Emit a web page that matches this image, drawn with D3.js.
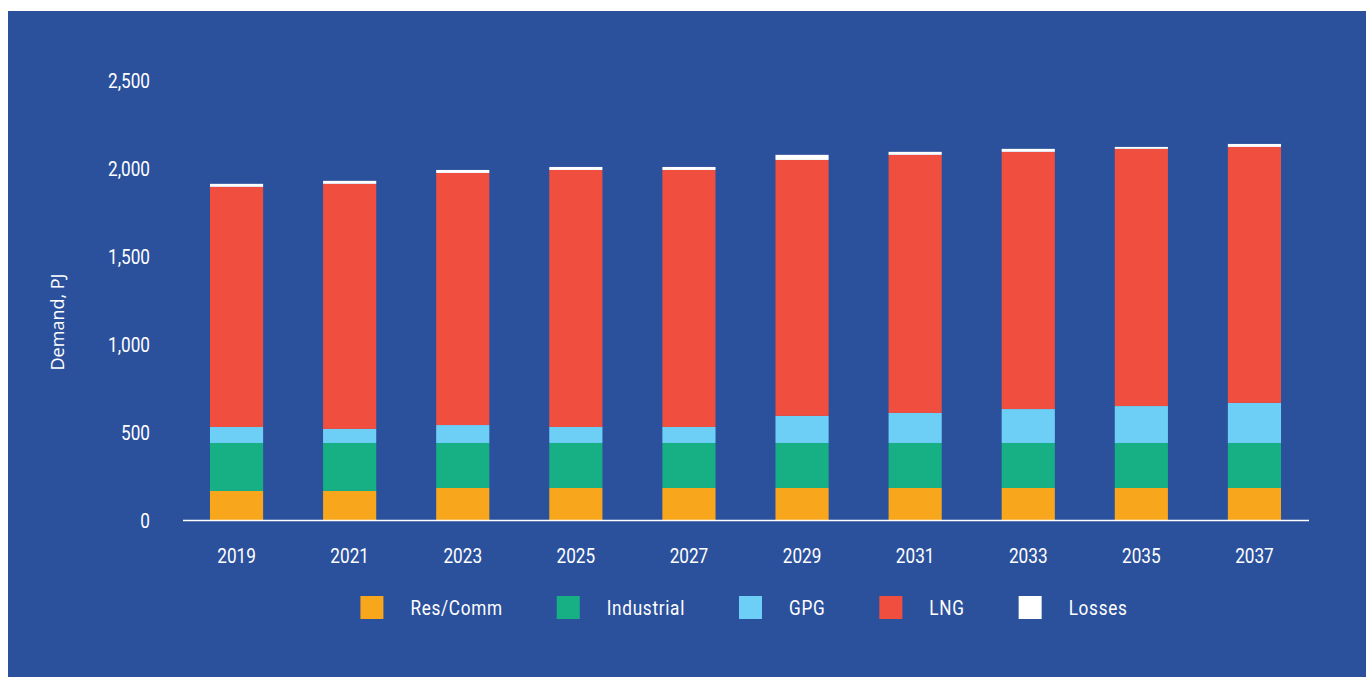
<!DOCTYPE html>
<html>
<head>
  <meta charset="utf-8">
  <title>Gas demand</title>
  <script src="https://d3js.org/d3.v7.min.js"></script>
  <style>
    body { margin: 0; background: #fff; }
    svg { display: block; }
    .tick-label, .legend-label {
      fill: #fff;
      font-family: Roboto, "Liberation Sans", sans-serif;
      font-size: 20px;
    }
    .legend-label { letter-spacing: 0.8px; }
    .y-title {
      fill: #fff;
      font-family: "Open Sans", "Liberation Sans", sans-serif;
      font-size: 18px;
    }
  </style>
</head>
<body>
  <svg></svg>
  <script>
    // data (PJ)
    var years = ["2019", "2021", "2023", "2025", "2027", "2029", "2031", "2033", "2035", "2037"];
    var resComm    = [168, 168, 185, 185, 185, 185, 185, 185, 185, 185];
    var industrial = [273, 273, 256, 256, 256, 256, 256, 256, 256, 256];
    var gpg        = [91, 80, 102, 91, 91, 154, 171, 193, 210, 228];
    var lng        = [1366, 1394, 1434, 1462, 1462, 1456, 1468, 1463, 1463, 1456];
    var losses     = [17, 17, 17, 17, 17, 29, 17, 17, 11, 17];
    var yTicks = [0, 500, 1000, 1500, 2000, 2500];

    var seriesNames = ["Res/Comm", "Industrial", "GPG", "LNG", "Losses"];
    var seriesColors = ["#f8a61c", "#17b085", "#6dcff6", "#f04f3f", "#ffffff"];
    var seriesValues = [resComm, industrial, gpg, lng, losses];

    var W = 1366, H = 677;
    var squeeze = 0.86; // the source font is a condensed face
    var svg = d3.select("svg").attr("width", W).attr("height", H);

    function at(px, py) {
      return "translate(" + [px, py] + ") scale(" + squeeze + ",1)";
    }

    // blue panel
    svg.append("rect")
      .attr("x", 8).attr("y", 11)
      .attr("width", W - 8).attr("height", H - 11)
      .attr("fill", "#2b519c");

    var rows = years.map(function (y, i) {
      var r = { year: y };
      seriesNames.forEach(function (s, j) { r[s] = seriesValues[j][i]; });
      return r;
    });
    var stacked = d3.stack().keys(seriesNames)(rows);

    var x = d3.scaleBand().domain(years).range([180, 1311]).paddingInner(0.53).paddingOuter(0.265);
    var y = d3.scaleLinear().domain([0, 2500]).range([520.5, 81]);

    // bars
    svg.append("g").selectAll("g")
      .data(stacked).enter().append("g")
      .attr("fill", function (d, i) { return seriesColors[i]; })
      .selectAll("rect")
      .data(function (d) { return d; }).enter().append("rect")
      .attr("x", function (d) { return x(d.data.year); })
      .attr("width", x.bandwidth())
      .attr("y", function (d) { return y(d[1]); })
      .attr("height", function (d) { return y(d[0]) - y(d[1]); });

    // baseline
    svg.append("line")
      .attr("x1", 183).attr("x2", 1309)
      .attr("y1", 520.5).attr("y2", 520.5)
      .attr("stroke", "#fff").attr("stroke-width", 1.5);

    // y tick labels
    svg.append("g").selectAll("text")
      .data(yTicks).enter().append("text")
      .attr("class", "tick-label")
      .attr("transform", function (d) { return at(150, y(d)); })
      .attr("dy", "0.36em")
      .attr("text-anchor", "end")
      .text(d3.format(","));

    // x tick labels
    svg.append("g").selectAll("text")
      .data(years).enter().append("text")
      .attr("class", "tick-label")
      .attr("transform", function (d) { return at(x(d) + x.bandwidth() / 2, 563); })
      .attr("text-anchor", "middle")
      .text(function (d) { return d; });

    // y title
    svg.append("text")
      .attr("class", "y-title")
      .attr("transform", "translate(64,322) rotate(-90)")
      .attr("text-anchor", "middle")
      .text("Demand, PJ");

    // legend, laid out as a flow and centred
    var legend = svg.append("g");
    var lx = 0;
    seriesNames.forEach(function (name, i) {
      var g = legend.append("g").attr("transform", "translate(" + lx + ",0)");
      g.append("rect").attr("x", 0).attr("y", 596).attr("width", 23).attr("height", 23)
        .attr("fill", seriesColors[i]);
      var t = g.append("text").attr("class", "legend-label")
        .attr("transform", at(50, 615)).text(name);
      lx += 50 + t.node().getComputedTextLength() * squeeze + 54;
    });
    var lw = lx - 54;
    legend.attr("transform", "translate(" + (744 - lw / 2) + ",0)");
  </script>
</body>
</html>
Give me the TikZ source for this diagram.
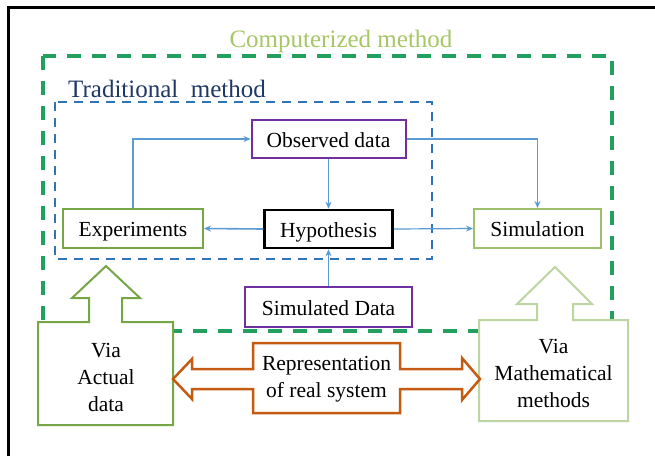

....

Work required >>
Show all lines from the listing above in which "this" appears.

Reply to the task >>
Emit a web page that matches this image, drawn with D3.js.
Give me the TikZ source for this diagram.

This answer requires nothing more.